STORED RECORDS:
## begin

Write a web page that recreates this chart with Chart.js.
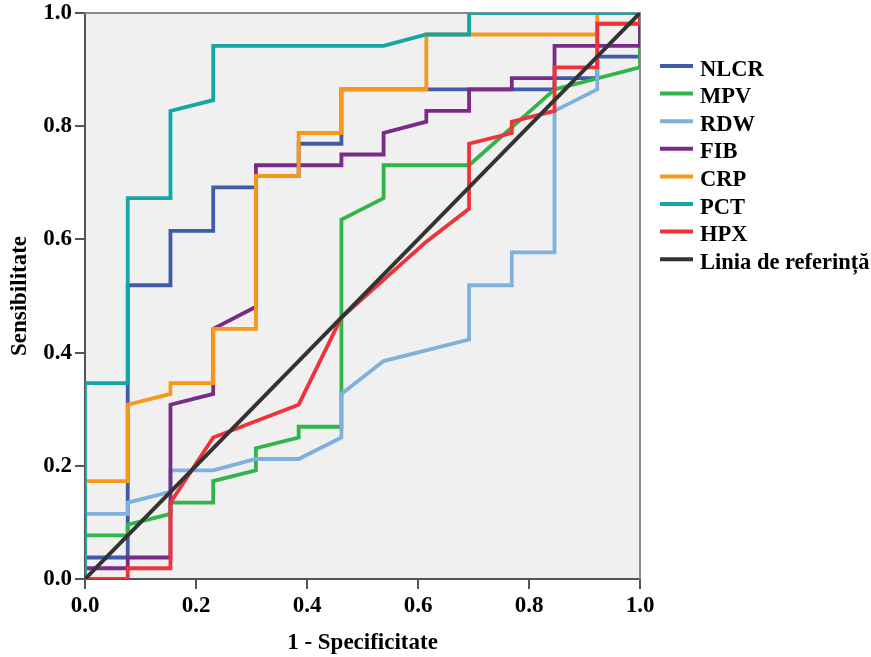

## end
## begin

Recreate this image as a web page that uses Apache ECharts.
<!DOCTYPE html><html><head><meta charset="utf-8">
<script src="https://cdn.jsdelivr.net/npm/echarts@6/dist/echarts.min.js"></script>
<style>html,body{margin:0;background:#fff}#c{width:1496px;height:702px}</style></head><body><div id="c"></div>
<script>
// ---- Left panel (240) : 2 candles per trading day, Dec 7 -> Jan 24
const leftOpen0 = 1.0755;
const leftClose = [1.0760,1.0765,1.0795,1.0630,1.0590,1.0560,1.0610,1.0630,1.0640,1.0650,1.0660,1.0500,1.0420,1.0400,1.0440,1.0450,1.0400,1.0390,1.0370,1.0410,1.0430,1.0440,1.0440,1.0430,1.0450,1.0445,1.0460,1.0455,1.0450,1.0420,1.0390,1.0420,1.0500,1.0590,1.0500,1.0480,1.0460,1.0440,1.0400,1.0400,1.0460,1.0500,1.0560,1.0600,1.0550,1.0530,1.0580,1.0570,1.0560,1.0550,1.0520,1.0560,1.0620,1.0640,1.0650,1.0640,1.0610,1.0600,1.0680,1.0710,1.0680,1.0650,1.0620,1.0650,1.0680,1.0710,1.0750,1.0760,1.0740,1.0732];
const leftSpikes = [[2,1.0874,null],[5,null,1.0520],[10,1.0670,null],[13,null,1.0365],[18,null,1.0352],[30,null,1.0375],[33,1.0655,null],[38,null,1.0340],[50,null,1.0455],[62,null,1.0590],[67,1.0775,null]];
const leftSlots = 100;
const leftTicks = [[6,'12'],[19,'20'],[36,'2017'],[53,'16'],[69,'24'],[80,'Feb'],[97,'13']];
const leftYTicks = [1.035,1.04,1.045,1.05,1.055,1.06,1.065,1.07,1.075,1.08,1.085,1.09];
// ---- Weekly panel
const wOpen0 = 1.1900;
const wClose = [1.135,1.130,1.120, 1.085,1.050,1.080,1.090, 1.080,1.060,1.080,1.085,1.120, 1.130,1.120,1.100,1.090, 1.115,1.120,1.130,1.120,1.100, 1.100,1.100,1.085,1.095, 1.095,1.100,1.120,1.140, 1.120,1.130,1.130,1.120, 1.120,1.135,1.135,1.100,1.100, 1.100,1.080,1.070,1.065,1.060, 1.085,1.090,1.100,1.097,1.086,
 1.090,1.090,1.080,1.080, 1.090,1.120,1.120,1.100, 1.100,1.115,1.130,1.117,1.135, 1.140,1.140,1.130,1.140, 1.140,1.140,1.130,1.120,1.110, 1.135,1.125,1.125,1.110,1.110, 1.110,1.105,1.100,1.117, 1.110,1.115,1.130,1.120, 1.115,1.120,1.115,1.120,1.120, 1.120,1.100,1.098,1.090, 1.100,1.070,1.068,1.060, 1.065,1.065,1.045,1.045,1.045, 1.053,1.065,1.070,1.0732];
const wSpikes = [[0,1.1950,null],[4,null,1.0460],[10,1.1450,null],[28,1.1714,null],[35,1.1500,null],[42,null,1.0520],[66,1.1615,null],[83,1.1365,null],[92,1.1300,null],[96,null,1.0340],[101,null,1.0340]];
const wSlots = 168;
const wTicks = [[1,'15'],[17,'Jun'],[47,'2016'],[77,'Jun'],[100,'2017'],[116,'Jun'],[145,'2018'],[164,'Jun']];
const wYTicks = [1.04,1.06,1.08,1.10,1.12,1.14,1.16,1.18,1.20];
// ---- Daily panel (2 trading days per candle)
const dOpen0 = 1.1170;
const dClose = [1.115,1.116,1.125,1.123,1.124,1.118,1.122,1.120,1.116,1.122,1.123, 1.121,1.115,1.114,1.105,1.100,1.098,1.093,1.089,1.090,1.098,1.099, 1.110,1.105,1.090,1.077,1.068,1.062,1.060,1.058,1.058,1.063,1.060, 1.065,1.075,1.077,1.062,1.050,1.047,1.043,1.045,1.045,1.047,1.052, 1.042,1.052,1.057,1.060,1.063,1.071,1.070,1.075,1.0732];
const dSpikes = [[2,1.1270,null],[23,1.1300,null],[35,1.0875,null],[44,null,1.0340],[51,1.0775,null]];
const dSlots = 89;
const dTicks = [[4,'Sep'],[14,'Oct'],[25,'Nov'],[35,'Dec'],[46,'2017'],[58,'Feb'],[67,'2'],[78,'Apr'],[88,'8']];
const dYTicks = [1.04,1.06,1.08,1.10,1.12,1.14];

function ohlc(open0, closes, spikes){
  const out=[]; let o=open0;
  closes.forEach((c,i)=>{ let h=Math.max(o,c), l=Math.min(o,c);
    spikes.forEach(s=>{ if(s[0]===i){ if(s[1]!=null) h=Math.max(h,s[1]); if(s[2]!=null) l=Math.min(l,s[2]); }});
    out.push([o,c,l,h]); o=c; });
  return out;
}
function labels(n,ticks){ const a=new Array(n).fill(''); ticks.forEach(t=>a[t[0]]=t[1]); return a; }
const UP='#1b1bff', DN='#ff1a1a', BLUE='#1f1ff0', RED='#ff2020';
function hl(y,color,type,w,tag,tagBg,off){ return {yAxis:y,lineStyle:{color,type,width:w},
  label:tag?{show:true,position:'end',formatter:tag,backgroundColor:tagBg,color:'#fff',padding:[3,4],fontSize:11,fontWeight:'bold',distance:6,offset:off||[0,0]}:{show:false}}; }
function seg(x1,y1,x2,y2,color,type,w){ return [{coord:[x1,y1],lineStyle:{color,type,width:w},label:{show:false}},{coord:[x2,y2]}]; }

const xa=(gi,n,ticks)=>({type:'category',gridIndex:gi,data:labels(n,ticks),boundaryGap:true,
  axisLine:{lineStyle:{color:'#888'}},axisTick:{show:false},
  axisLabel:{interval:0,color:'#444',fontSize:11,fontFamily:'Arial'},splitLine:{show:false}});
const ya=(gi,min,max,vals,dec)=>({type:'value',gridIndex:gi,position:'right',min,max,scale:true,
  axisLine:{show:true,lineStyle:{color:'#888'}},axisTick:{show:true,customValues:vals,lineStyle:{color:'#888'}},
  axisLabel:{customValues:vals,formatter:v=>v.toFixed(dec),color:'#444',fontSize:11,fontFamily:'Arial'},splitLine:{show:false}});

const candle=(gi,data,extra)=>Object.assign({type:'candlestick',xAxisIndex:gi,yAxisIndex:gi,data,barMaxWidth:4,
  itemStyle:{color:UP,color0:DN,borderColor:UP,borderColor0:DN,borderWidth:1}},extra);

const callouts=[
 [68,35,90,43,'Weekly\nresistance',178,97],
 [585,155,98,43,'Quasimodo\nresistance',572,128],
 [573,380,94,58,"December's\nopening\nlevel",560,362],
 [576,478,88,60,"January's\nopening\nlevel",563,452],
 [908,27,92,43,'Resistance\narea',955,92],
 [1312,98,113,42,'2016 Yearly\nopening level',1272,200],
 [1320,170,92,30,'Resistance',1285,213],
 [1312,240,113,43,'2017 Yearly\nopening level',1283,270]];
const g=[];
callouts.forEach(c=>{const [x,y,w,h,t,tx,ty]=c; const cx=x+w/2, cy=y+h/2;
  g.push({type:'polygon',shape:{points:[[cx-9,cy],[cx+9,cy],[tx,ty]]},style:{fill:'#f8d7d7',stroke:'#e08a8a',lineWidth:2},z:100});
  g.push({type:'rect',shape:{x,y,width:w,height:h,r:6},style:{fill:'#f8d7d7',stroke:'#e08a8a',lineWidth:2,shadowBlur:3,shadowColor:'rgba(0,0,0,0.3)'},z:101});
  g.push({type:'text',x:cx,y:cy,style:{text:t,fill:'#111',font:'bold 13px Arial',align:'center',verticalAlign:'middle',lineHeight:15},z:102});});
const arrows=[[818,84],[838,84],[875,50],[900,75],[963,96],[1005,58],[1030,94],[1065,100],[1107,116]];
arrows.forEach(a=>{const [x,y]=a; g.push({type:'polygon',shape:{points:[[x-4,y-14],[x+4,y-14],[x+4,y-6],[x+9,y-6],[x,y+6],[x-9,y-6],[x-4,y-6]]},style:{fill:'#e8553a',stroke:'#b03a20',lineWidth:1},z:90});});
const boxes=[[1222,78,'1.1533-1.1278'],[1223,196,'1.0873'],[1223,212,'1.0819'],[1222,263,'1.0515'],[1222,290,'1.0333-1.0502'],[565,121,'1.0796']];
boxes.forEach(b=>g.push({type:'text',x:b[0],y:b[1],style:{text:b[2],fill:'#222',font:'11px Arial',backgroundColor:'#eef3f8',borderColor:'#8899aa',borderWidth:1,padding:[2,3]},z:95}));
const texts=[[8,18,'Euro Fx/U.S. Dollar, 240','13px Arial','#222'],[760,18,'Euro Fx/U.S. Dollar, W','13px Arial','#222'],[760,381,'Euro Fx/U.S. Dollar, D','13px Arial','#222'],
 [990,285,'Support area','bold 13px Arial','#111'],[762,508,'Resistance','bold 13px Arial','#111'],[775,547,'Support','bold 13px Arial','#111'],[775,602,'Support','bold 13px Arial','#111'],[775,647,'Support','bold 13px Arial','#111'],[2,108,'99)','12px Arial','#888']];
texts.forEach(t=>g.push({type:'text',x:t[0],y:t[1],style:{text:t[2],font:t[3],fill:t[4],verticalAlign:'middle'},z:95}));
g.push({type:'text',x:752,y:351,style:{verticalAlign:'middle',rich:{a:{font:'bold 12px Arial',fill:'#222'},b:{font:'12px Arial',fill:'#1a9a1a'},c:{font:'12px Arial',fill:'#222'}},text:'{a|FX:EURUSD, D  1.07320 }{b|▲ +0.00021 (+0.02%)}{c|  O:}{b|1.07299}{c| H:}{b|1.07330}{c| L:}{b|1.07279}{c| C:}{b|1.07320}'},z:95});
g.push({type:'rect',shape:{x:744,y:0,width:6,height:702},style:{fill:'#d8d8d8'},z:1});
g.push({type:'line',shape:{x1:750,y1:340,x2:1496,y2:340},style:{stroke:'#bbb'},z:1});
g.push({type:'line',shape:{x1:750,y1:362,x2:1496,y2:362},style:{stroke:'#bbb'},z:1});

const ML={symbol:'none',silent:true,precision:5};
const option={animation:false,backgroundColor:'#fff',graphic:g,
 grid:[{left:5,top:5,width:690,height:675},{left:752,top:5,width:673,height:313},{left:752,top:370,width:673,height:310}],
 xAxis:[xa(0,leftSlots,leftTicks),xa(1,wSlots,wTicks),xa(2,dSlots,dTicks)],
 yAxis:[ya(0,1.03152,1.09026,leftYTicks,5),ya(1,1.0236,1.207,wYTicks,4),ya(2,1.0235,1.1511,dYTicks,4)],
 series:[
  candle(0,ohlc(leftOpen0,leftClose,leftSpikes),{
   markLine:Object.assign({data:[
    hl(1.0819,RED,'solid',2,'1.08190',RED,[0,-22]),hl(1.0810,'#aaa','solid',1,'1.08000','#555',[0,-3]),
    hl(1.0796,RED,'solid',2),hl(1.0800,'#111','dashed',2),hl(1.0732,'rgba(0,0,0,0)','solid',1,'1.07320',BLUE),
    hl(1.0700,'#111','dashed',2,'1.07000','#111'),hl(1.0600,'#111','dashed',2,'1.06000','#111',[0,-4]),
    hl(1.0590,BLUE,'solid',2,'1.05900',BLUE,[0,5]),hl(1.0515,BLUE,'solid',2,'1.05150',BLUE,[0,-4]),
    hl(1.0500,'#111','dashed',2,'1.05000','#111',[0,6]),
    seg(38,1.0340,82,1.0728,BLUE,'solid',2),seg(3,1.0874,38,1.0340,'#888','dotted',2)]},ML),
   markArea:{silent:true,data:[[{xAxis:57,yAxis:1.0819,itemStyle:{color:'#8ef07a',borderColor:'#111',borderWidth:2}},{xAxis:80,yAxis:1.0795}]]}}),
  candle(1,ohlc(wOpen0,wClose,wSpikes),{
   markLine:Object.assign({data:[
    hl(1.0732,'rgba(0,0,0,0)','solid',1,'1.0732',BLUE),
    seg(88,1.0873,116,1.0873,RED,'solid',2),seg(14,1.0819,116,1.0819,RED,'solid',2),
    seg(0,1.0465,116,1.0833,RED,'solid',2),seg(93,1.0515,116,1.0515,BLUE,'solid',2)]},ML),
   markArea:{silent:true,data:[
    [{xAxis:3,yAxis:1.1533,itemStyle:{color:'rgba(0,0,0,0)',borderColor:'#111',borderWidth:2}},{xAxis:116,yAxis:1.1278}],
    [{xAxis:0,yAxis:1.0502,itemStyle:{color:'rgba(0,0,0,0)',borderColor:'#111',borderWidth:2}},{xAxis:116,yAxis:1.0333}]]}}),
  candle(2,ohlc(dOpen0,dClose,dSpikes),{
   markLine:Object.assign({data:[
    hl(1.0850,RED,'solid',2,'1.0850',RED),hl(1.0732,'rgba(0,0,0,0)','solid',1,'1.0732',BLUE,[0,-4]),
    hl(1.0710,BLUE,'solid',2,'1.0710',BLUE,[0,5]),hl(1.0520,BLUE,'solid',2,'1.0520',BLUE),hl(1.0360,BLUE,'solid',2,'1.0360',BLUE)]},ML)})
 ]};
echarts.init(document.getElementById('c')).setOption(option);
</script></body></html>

## end

CHALLENGE: Scan the material above for the word "that". Copy each line where it occurs.

REPLY:
Write a web page that recreates this chart with Chart.js.
Recreate this image as a web page that uses Apache ECharts.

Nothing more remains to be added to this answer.